Leonidas at the Battle of Thermopylae, 480 BC. After the painting by Allan Stewart, (1865-1951). (Alamy)

I visited the Victoria and Albert Museum’s Epic Iran show last week. It is an excellent exhibition, showcasing the long and rich history of Iran. The part of it that most interested me concerned the Achaemenid Empire, better known simply as the Persian Empire. This empire, founded by Cyrus the Great, is best known to the West for its invasion of the Greek city states and especially the Battle of Thermopylae. That battle is one of the foundation myths of the West: the brave Spartans, led by King Leonidas, resist the hordes of Asia, fighting to the death for their freedom. Their sacrifice buys time for their Greek comrades, who eventually triumph and their victory leads to the Western world we know today. Perhaps some of the over-educated American generals and their classically-minded British counterparts see themselves as the successors to Leonidas and his 300 warriors. This is ironic, as in the context of Afghanistan, the West is very much the Persian Empire and it is the Taliban who are the Spartans.

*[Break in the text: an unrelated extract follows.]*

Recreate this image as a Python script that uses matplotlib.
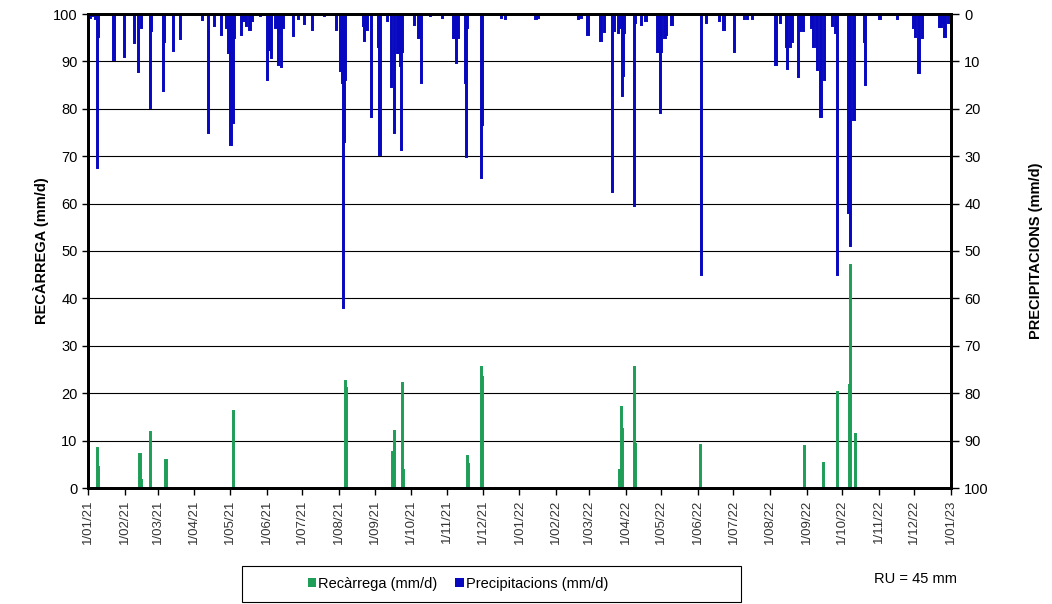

Xerxes, the King of Kings, had vast power and wealth, with various satraps who paid homage to him. Today Joe Biden remains the most powerful man on the planet, with vast military and economic resources at his disposal. Like Xerxes, he is surrounded by courtiers and flatterers who service his every whim. His satraps are Boris Johnson, Angela Merkel and Justin Trudeau. If you doubt they are satraps, just look at the House of Commons attacking Biden on Afghanistan and Downing Street leaking against him. What happened a week later? Boris and the rest of the G7 were begging Biden to keep US troops at the Kabul airport beyond the end of August deadline. Biden dismissed the British Prime Minister as Xerxes would have done with some fat whining King of Cyprus. The Persian Empire, like the West, was an economic superpower, which looked down on the more primitive Greeks in general and the austere fanatics of Sparta in particular.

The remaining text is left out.